Prince Rupert is a combination of commercial port, working fishing community, and tourist trap located on an island tucked into a notch in the mainland. It's a small town with a population of 18,000 the heart of which consists of three streets running parallel to the waterfront for a dozen blocks. Despite its beautiful setting, the town is not particularly aesthetic. The architecture tends toward 50s institutional, with the most prominent building being a ten-story high concrete Howard Johnsons that would fit well into any communist-era Soviet city. This is the termination of the trans-Canadian railway, where freighters call to take on logs and grain. Cruise ships dock here a couple of times a week, discharging thousands of passengers to visit the mall and the tourist shops along the waterfront. Fishing boats come and go, bringing in large catches from the surrounding waters. Despite the industrial feel, the town has a frontier charm, and the locals are easy going and very friendly.

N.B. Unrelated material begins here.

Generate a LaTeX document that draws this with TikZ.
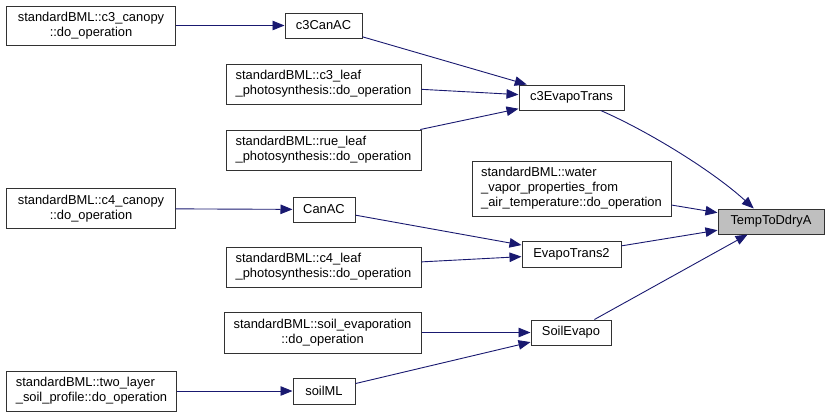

We plan to be here in Prince Rupert for a few days, and then spend the next six weeks or so working our way south to Vancouver Island. This will give us a taste of cruising this area and help us to decide what we want to do next season. Since leaving the Chesapeake in 1999, we have now sailed 50,000 nautical miles on HAWK. While we will eventually make our way back to the east coast to complete this circumnavigation, our current plan is to cruise this area for another season first. We will both be spending some time with our families this winter, taking advantage of being based in North America again for the first time in six years.
We hope this note finds you happy and healthy and enjoying life. We're looking forward to exploring another new area, and to spending some time with friends and family over the coming months.